The afterlife stuff was all squicky-creepy. The bit with the Cybermen in the water, with only their internal skeletons showing, was cool, I'll admit, but why add the weird afterlife stuff to it? The Matrix on Gallifrey was not heaven, or hell, or a way for Time Lords to be immortal. It was simply a repository of knowledge and memories. The dead were still dead, even among the Time Lords. (Well, except for the Master -- that sucker keeps coming back.)

Then there was that bit with the dead still being conscious in their bodies, and experiencing getting burned alive when they're cremated. WHAT THE FUCKING HELL? THERE ARE CHILDREN WATCHING, BBC. CHILDREN WHO MAY HAVE LOST FAMILY MEMBERS. CHILDREN WHOSE FAMILY MEMBERS MAY HAVE BEEN CREMATED. There is absolutely no excuse for having that in a Doctor Who episode. It's not an "ooh, let's be scary" moment, it's full-on body horror, and triggering, and just completely inappropriate. Even if you somehow had to stress the plot point that the Cybermen need buried bodies over cremated ones -- and I don't see why you would -- there were at least fifty umptillion better ways of doing that. It could have been as simple as a setting on the Master's laser screwdriver that uncremates bodies. That wouldn't have been any more ridiculous than 3/4 of what happened in "The End of Time."

I hope next week is better, but I am not holding out hope.

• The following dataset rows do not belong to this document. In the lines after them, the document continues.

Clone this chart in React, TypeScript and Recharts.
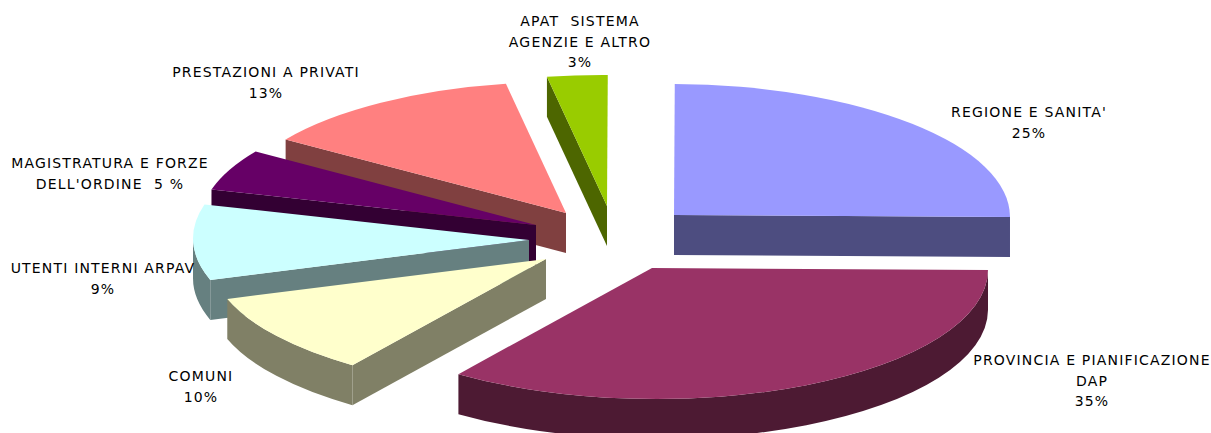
import { PieChart, Pie } from "recharts"

// Slices run counter-clockwise from twelve o'clock, so nearer slices paint over farther ones
const categories = [
  "APAT SISTEMA",
  "PRESTAZIONI A PRIVATI",
  "MAGISTRATURA",
  "UTENTI INTERNI ARPAV",
  "COMUNI",
  "PROVINCIA",
  "REGIONE E SANITA'",
]
const shares = [3, 13, 5, 9, 10, 35, 25]
const labelLines = [
  ["APAT  SISTEMA", "AGENZIE E ALTRO", "3%"],
  ["PRESTAZIONI A PRIVATI", "13%"],
  ["MAGISTRATURA E FORZE", "DELL'ORDINE  5 %"],
  ["UTENTI INTERNI ARPAV", "9%"],
  ["COMUNI", "10%"],
  ["PROVINCIA E PIANIFICAZIONE", "DAP", "35%"],
  ["REGIONE E SANITA'", "25%"],
]

const topColors = ["#99CC00", "#FF8080", "#660066", "#CCFFFF", "#FFFFCC", "#993366", "#9999FF"]
const sideColors = ["#4D6600", "#804040", "#330033", "#668080", "#808066", "#4D1A33", "#4D4D80"]

// How far each slice is pulled out of the pie
const explode = [
  [-67, -9],
  [-108, -2],
  [-138, 10],
  [-145, 25],
  [-128, 44],
  [-22, 53],
  [0, 0],
]
// First-line baseline of each label
const labelAnchors = [
  [580, 26],
  [266, 77],
  [110, 168],
  [103, 273],
  [201, 381],
  [1092, 365],
  [1029, 117],
]

const WIDTH = 1211
const HEIGHT = 433
const CX = 674
const CY = 215
const RADIUS = 336
const SQUASH = 0.39
const DEPTH = 40
const TILT = 0.34
const WARP = 1
const LINE_HEIGHT = 20.5

const rad = (deg: number) => (deg * Math.PI) / 180

// Perspective pulls the left-hand edges slightly toward the vertical axis
const warped = (deg: number) => deg - WARP * Math.sin(rad(2 * (deg - 90)))

function Slice3D(props: any) {
  const { cx, cy, outerRadius, startAngle, endAngle, index } = props
  const [dx, dy] = explode[index]
  const ax = cx + dx
  const ay = cy + dy
  const rx = outerRadius
  const ry = outerRadius * SQUASH
  const cosT = Math.cos(rad(TILT))
  const sinT = Math.sin(rad(TILT))
  const pt = (deg: number, drop = 0): [number, number] => {
    const ex = rx * Math.cos(rad(warped(deg)))
    const ey = -ry * Math.sin(rad(warped(deg)))
    return [ax + ex * cosT - ey * sinT, ay + ex * sinT + ey * cosT + drop]
  }
  const arc = (sweep: number, large = 0) => `A${rx},${ry} ${TILT} ${large} ${sweep}`
  const large = endAngle - startAngle > 180 ? 1 : 0
  const [sx, sy] = pt(startAngle)
  const [ex, ey] = pt(endAngle)
  const top = `M${ax},${ay} L${sx},${sy} ${arc(0, large)} ${ex},${ey} Z`

  // Rim: only the part of the arc on the front half of the ellipse shows
  const rimFrom = Math.max(startAngle, 180)
  const rimTo = Math.min(endAngle, 360)
  let rim = null
  if (rimTo > rimFrom) {
    const [r1x, r1y] = pt(rimFrom)
    const [r2x, r2y] = pt(rimTo)
    rim = `M${r1x},${r1y} ${arc(0)} ${r2x},${r2y} L${r2x},${r2y + DEPTH} ${arc(1)} ${r1x},${r1y + DEPTH} Z`
  }

  // Cut faces: a radial edge is visible only when its normal points toward the viewer
  const cutFace = (deg: number) => {
    const [px, py] = pt(deg)
    return `M${ax},${ay} L${px},${py} L${px},${py + DEPTH} L${ax},${ay + DEPTH} Z`
  }
  const side = sideColors[index]

  return (
    <g>
      {Math.cos(rad(startAngle)) > 0.001 && <path d={cutFace(startAngle)} fill={side} />}
      {Math.cos(rad(endAngle)) < -0.001 && <path d={cutFace(endAngle)} fill={side} />}
      {rim && <path d={rim} fill={side} />}
      <path d={top} fill={topColors[index]} />
    </g>
  )
}

function SliceLabel({ index }: any) {
  const [x, y] = labelAnchors[index]
  return (
    <text
      x={x}
      y={y}
      textAnchor="middle"
      fontFamily="'DejaVu Sans', sans-serif"
      fontSize={14}
      letterSpacing={1.18}
      fill="#000000"
    >
      {labelLines[index].map((line, i) => (
        <tspan key={i} x={x} y={y + i * LINE_HEIGHT} style={{ whiteSpace: "pre" }}>
          {line}
        </tspan>
      ))}
    </text>
  )
}

const data = categories.map((name, i) => ({ name, value: shares[i] }))

export default function App() {
  return (
    <div style={{ position: "fixed", left: 0, top: 0, width: WIDTH, height: HEIGHT, background: "#fff" }}>
      <PieChart width={WIDTH} height={HEIGHT} margin={{ top: 0, right: 0, bottom: 0, left: 0 }}>
        <Pie
          data={data}
          dataKey="value"
          nameKey="name"
          cx={CX}
          cy={CY}
          outerRadius={RADIUS}
          innerRadius={0}
          startAngle={90}
          endAngle={450}
          stroke="none"
          shape={Slice3D}
          label={SliceLabel}
          labelLine={false}
          isAnimationActive={false}
        />
      </PieChart>
    </div>
  )
}
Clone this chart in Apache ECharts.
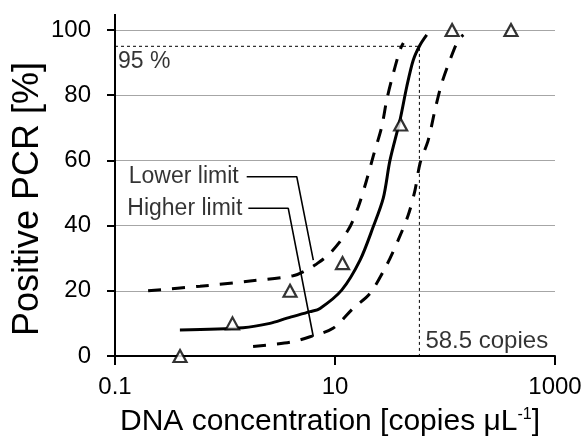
<!DOCTYPE html>
<html>
<head>
<meta charset="utf-8">
<script src="https://cdn.jsdelivr.net/npm/echarts@6/dist/echarts.min.js"></script>
<style>
html,body{margin:0;padding:0;background:#fff;}
#c{width:587px;height:438px;}
</style>
</head>
<body>
<div id="c"></div>
<script>
// Observed data (triangles)
var obsX = [0.39, 1.17, 3.9, 11.7, 39.5, 116, 398];
var obsY = [0, 10, 20, 28.5, 71, 100, 100];
// Fitted curve (solid)
var fitX = [0.389, 1.46, 2.56, 3.66, 5.93, 7.31, 11.5, 16.9, 22.3, 27.5, 31.6, 39.0, 44.9, 51.5, 59.3, 68.2];
var fitY = [8.0, 8.7, 10.0, 11.6, 13.6, 14.6, 20.2, 29.4, 39.7, 48.5, 60, 72.4, 82.6, 90.8, 95.4, 98.5];
// Upper confidence band (left dashed)
var upX = [0.2, 0.593, 1.69, 4.15, 5.56, 6.58, 9.01, 13.2, 16.3, 19.4, 22.3, 26.6, 29.5, 33.9, 39.0, 41.8];
var upY = [20, 21.4, 23.0, 24.6, 26.4, 27.9, 31.5, 38.7, 45.8, 54, 61.4, 70.3, 78.5, 86.7, 93.9, 96];
// Lower confidence band (right dashed)
var lowX = [1.8, 3.9, 5.93, 9.59, 14.6, 20.8, 29.5, 37.6, 46.4, 53.4, 59.3, 70.5, 81.1, 93.3, 111, 132, 147];
var lowY = [2.9, 4.2, 5.9, 8.5, 14.6, 19.2, 27.9, 35.6, 43.3, 50.9, 59.1, 66.3, 75.5, 83.6, 90.8, 96.9, 98.5];
// Reference: 95 % detection at 58.5 copies
var refX = [0.1, 58.5, 58.5];
var refY = [95, 95, 0];
// Leader lines
var lowerLeadX = [1.575, 4.49, 6.35];
var lowerLeadY = [55, 55, 29.4];
var higherLeadX = [1.63, 3.76, 6.35];
var higherLeadY = [45.3, 45.3, 5.9];
// Annotation texts and their anchor values
var annText = ['Lower limit', 'Higher limit', '95 %', '58.5 copies'];
var annX = [1.575, 1.63, 0.1, 58.5];
var annY = [55, 45.3, 90.2, 4.4];
// Axis settings
var xMin = 0.1, xMax = 1000;
var yMin = 0, yMax = 100, yStep = 20;

function pairs(xs, ys){ return xs.map(function(x,i){ return [x, ys[i]]; }); }

var FONT = '"Liberation Sans", Arial, sans-serif';
var annStyle = [
  {position: 'left', distance: 8, fontSize: 23},
  {position: 'left', distance: 6, fontSize: 23},
  {position: 'right', distance: 3, fontSize: 23},
  {position: 'right', distance: 6, fontSize: 24}
];
var chart = echarts.init(document.getElementById('c'), null, {renderer:'canvas'});
var option = {
  animation: false,
  backgroundColor: '#fff',
  grid: {left: 115, right: 32, top: 30, bottom: 82, containLabel: false, outerBoundsMode: 'none'},
  xAxis: {
    type: 'log', logBase: 10, min: xMin, max: xMax, interval: 2,
    name: 'DNA concentration [copies μL{sup|-1}]',
    nameLocation: 'middle', nameGap: 51, nameMoveOverlap: false,
    nameTextStyle: {fontFamily: FONT, fontSize: 30, color: '#000', padding: [0, 10, 0, 0],
      rich: {sup: {fontFamily: FONT, fontSize: 16, color: '#000', verticalAlign: 'top', padding:[0,0,13,0]}}},
    axisLine: {show: true, onZero: false, lineStyle: {color: '#000', width: 2}},
    axisTick: {show: true, inside: false, length: 9, lineStyle: {color: '#000', width: 2}},
    minorTick: {show: false},
    axisLabel: {margin: 19, fontFamily: FONT, fontSize: 24, color: '#000',
      formatter: function(v){ return String(v); }},
    splitLine: {show: false}
  },
  yAxis: {
    type: 'value', min: yMin, max: yMax, interval: yStep,
    name: 'Positive PCR [%]', nameLocation: 'middle', nameGap: 69, nameMoveOverlap: false,
    nameTextStyle: {fontFamily: FONT, fontSize: 36, color: '#000', padding: [0, 12, 0, 0]},
    axisLine: {show: true, lineStyle: {color: '#000', width: 2}},
    axisTick: {show: true, inside: false, length: 8, lineStyle: {color: '#000', width: 2}},
    axisLabel: {margin: 24, fontFamily: FONT, fontSize: 24, color: '#000'},
    splitLine: {show: true, lineStyle: {color: '#a6a6a6', width: 1}}
  },
  series: [
    {type: 'line', data: pairs(refX, refY), symbol: 'none', silent: true,
      lineStyle: {color: '#000', width: 1, type: [3, 3]}, z: 2},
    {type: 'line', data: pairs(upX, upY), symbol: 'none', smooth: 0.3,
      lineStyle: {color: '#000', width: 3, type: [13, 11]}, z: 3},
    {type: 'line', data: pairs(lowX, lowY), symbol: 'none', smooth: 0.3,
      lineStyle: {color: '#000', width: 3, type: [13, 11]}, z: 3},
    {type: 'line', data: pairs(fitX, fitY), symbol: 'none', smooth: 0.3,
      lineStyle: {color: '#000', width: 3}, z: 4},
    {type: 'line', data: pairs(lowerLeadX, lowerLeadY), symbol: 'none',
      lineStyle: {color: '#000', width: 1.6}, z: 4},
    {type: 'line', data: pairs(higherLeadX, higherLeadY), symbol: 'none',
      lineStyle: {color: '#000', width: 1.6}, z: 4},
    {type: 'scatter', data: pairs(obsX, obsY), symbol: 'triangle', symbolSize: [13, 12],
      itemStyle: {color: '#fff', borderColor: '#000', borderWidth: 2.2}, z: 6},
    {type: 'scatter', symbolSize: 0, silent: true, z: 7,
      data: annText.map(function(t, i){
        var s = annStyle[i];
        return {value: [annX[i], annY[i]],
          label: {show: true, position: s.position, distance: s.distance, formatter: t,
            fontFamily: FONT, fontSize: s.fontSize, color: '#000'}};
      })}
  ]
};
chart.setOption(option);
// extend y axis line slightly above 100 like the original
var topPx = chart.convertToPixel({yAxisIndex: 0}, yMax);
var x0 = chart.convertToPixel({xAxisIndex: 0}, xMin);
chart.setOption({graphic: [{type: 'line', shape: {x1: x0, y1: topPx - 16, x2: x0, y2: topPx},
  style: {stroke: '#000', lineWidth: 2}, z: 10}]});
</script>
</body>
</html>
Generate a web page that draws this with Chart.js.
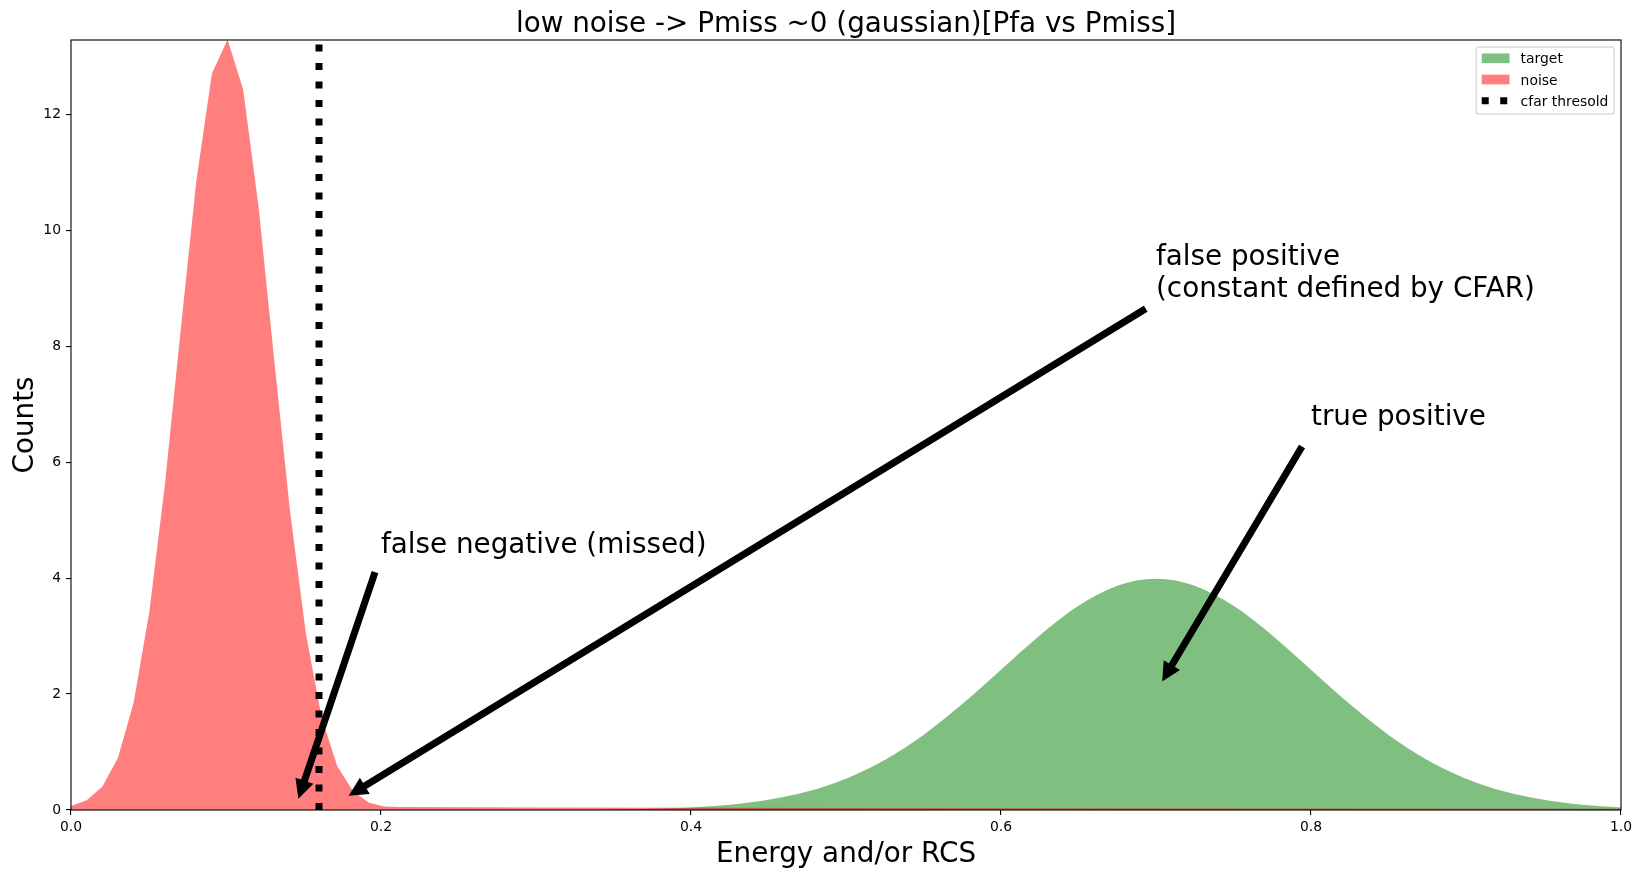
<!DOCTYPE html>
<html>
<head>
<meta charset="utf-8">
<script src="https://cdn.jsdelivr.net/npm/chart.js@4.4.1/dist/chart.umd.min.js"></script>
<style>
  html, body { margin: 0; padding: 0; background: #fff; }
  #wrap { width: 1641px; height: 877px; position: relative; }
</style>
</head>
<body>
<div id="wrap"><canvas id="chart"></canvas></div>
<script>
// noise histogram, sampled every 1/99 near the peak, then the thin floor
const noiseX = [0, 0.0101, 0.0202, 0.0303, 0.0404, 0.0505, 0.0606, 0.0707, 0.0808, 0.0909,
  0.101, 0.1111, 0.1212, 0.1313, 0.1414, 0.1515, 0.1616, 0.1717, 0.1818, 0.1919,
  0.202, 0.2121, 0.3, 0.4, 0.6, 0.8, 1.0];
const noiseY = [0.07, 0.17, 0.40, 0.90, 1.85, 3.41, 5.62, 8.26, 10.84, 12.70,
  13.29, 12.42, 10.36, 7.71, 5.13, 3.05, 1.61, 0.76, 0.33, 0.13,
  0.06, 0.05, 0.045, 0.04, 0.03, 0.025, 0.02];

// target (smooth bump around 0.7)
const targetX = [0, 0.25, 0.3, 0.325, 0.35, 0.375, 0.4, 0.425, 0.45, 0.475, 0.5,
  0.525, 0.55, 0.575, 0.6, 0.625, 0.65, 0.675, 0.7, 0.725, 0.75, 0.775, 0.8,
  0.825, 0.85, 0.875, 0.9, 0.925, 0.95, 0.975, 1.0];
const targetY = [0, 0, 0.001, 0.004, 0.009, 0.020, 0.044, 0.091, 0.175, 0.317, 0.540,
  0.863, 1.295, 1.827, 2.420, 3.011, 3.521, 3.867, 3.989, 3.867, 3.521, 3.011, 2.420,
  1.827, 1.295, 0.863, 0.540, 0.317, 0.175, 0.091, 0.044];

const cfarThreshold = 0.16;
const yTop = 13.28;
const xTicks = [0, 0.2, 0.4, 0.6, 0.8, 1.0];
const yTicks = [0, 2, 4, 6, 8, 10, 12];
const seriesLabels = ['target', 'noise', 'cfar thresold'];
const seriesColors = ['rgba(0,128,0,0.5)', 'rgba(255,0,0,0.5)', '#000'];

// annotations, data coords (text = first line baseline)
const noteTexts = [['false negative (missed)'], ['false positive', '(constant defined by CFAR)'], ['true positive']];
const notePos = [[0.2, 4.43], [0.7, 9.40], [0.8, 6.64]];
const arrowFrom = [[0.196, 4.09], [0.693, 8.64], [0.794, 6.26]];
const arrowTo = [[0.147, 0.22], [0.18, 0.26], [0.7045, 2.24]];

const titleText = 'low noise -> Pmiss ~0 (gaussian)[Pfa vs Pmiss]';

Chart.defaults.font.family = '"DejaVu Sans"';
Chart.defaults.color = '#000';

function pts(xs, ys) {
  return xs.map((x, i) => ({x: x, y: ys[i]}));
}

function drawArrow(ctx, x0, y0, x1, y1) {
  const w = 5.6, hw = 16.7, hl = 16.7;
  const dx = x1 - x0, dy = y1 - y0, len = Math.hypot(dx, dy);
  const ux = dx / len, uy = dy / len, nx = -uy, ny = ux;
  const bx = x1 - ux * hl, by = y1 - uy * hl;
  ctx.beginPath();
  ctx.moveTo(x0 + nx * w / 2, y0 + ny * w / 2);
  ctx.lineTo(bx + nx * w / 2, by + ny * w / 2);
  ctx.lineTo(bx + nx * hw / 2, by + ny * hw / 2);
  ctx.lineTo(x1, y1);
  ctx.lineTo(bx - nx * hw / 2, by - ny * hw / 2);
  ctx.lineTo(bx - nx * w / 2, by - ny * w / 2);
  ctx.lineTo(x0 - nx * w / 2, y0 - ny * w / 2);
  ctx.closePath();
  ctx.fillStyle = '#000';
  ctx.fill();
  ctx.lineWidth = 1.4;
  ctx.strokeStyle = '#000';
  ctx.lineJoin = 'miter';
  ctx.stroke();
}

// frame, title, annotations and a matplotlib-style legend
const decor = {
  id: 'decor',
  afterDatasetsDraw(chart) {
    const {ctx, chartArea: a, scales: {x, y}} = chart;
    ctx.save();

    ctx.strokeStyle = '#000';
    ctx.lineWidth = 1.1;
    ctx.strokeRect(a.left, a.top, a.right - a.left, a.bottom - a.top);

    for (let i = 0; i < arrowFrom.length; i++) {
      drawArrow(ctx,
        x.getPixelForValue(arrowFrom[i][0]), y.getPixelForValue(arrowFrom[i][1]),
        x.getPixelForValue(arrowTo[i][0]), y.getPixelForValue(arrowTo[i][1]));
    }

    ctx.fillStyle = '#000';
    ctx.font = '27.8px "DejaVu Sans"';
    ctx.textAlign = 'left';
    ctx.textBaseline = 'alphabetic';
    noteTexts.forEach((lines, i) => {
      const px = x.getPixelForValue(notePos[i][0]);
      const py = y.getPixelForValue(notePos[i][1]);
      lines.forEach((t, j) => ctx.fillText(t, px, py + j * 32.3));
    });

    ctx.textAlign = 'center';
    ctx.fillText(titleText, (a.left + a.right) / 2, a.top - 8.3);

    // legend
    ctx.font = '13.9px "DejaVu Sans"';
    const maxW = Math.max(...seriesLabels.map(t => ctx.measureText(t).width));
    const boxW = 5.6 + 27.8 + 11.1 + maxW + 5.6;
    const boxH = 67;
    const bx = a.right - 7 - boxW;
    const by = a.top + 7;
    ctx.beginPath();
    ctx.roundRect(bx, by, boxW, boxH, 2.8);
    ctx.fillStyle = 'rgba(255,255,255,0.8)';
    ctx.fill();
    ctx.strokeStyle = '#cccccc';
    ctx.lineWidth = 1.1;
    ctx.stroke();
    ctx.textAlign = 'left';
    seriesLabels.forEach((t, i) => {
      const cy = by + 11.3 + i * 21.2;
      const hx = bx + 5.6;
      if (i < 2) {
        ctx.fillStyle = seriesColors[i];
        ctx.fillRect(hx, cy - 4.85, 27.8, 9.7);
      } else {
        ctx.strokeStyle = '#000';
        ctx.lineWidth = 7;
        ctx.lineCap = 'butt';
        ctx.setLineDash([7, 11.5]);
        ctx.beginPath();
        ctx.moveTo(hx, cy);
        ctx.lineTo(hx + 27.8, cy);
        ctx.stroke();
        ctx.setLineDash([]);
      }
      ctx.fillStyle = '#000';
      ctx.fillText(t, hx + 27.8 + 11.1, cy + 5);
    });

    ctx.restore();
  }
};

new Chart(document.getElementById('chart'), {
  type: 'line',
  data: {
    datasets: [
      {
        label: seriesLabels[0],
        data: pts(targetX, targetY),
        fill: 'origin',
        backgroundColor: seriesColors[0],
        borderColor: 'transparent',
        borderWidth: 0,
        pointRadius: 0,
        cubicInterpolationMode: 'monotone',
        order: 3
      },
      {
        label: seriesLabels[1],
        data: pts(noiseX, noiseY),
        fill: 'origin',
        backgroundColor: seriesColors[1],
        borderColor: 'transparent',
        borderWidth: 0,
        pointRadius: 0,
        tension: 0,
        order: 2
      },
      {
        label: seriesLabels[2],
        data: [{x: cfarThreshold, y: 0}, {x: cfarThreshold, y: yTop}],
        fill: false,
        borderColor: seriesColors[2],
        borderWidth: 7,
        borderDash: [7, 11.5],
        borderCapStyle: 'butt',
        pointRadius: 0,
        order: 1
      }
    ]
  },
  options: {
    responsive: true,
    maintainAspectRatio: false,
    animation: false,
    layout: {padding: {top: 40, right: 20, left: 0, bottom: 0}},
    plugins: {
      legend: {display: false},
      tooltip: {enabled: false},
      title: {display: false}
    },
    scales: {
      x: {
        type: 'linear',
        min: 0,
        max: 1,
        afterBuildTicks: s => { s.ticks = xTicks.map(v => ({value: v})); },
        afterFit: s => { s.height = 67; },
        ticks: {
          callback: v => v.toFixed(1),
          font: {size: 13.9},
          padding: 4,
          maxRotation: 0,
          autoSkip: false
        },
        grid: {drawOnChartArea: false, drawTicks: true, tickLength: 5, color: '#000', lineWidth: 1.1},
        border: {display: false},
        title: {display: true, text: 'Energy and/or RCS', font: {size: 27.8}, padding: {top: 0, bottom: 6}}
      },
      y: {
        type: 'linear',
        min: 0,
        max: yTop,
        afterBuildTicks: s => { s.ticks = yTicks.map(v => ({value: v})); },
        afterFit: s => { s.width = 71; },
        ticks: {
          callback: v => String(v),
          font: {size: 13.9},
          padding: 5,
          autoSkip: false
        },
        grid: {drawOnChartArea: false, drawTicks: true, tickLength: 5, color: '#000', lineWidth: 1.1},
        border: {display: false},
        title: {display: true, text: 'Counts', font: {size: 27.8}, padding: {top: 9, bottom: 0}}
      }
    }
  },
  plugins: [decor]
});
</script>
</body>
</html>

[identity profile] dbskyler.livejournal.com 2014-11-03 02:24 am (UTC)(link)
It was a very Halloween-y episode, yes, and it's possible that was a major influence on the plot choices. There has been a body horror undercurrent to the Cybermen, I agree, but up until now, it's all been abstract-scary. Up until now, we've had "Imagine you came across a Cyberman, and a skull fell out of its head, and then it came after you!" That's scary, but no one is ever going to actually come across that situation. It's hypothetical, and only scary in a "what if?" abstract way. This felt a lot less "what if," and a lot more "this is the terrible thing that happens to you when you die." It's a horror movie scenario, and I don't like horror movies, and I don't like to be unexpectedly confronted with one in my Doctor Who.

3W stands for 3 words ("don't cremate me"), although I didn't figure that out myself; I saw it explained on someone else's post.

Missy killing Dr. Chang didn't bother me -- it was just shorthand for "yes, this person is evil." Maybe if Dr. Chang had been established more, I would have cared more, but it was a run-of-the-mill redshirt moment for me.

eve11: (Default)

[personal profile] eve11 2014-11-03 02:35 am (UTC)(link)
It definitely struck me as more supernatural than DW usually is. And I suppose the body horror element is a rather Moffat-esque kind of thing except it's playing on adult fears instead of children's fears this time. As for Chang, I suppose there's been a lot of casual death in DW, but that one struck me as unusually cruel and (like the body horror stuff) much more intimate than eg, the Master gassing everybody at the conference table a few years ago.

I also have a theory that lots of this may be rewound in the finale... the whole "This isn't a sleep pill; it induces a dream state" bit may be revisited?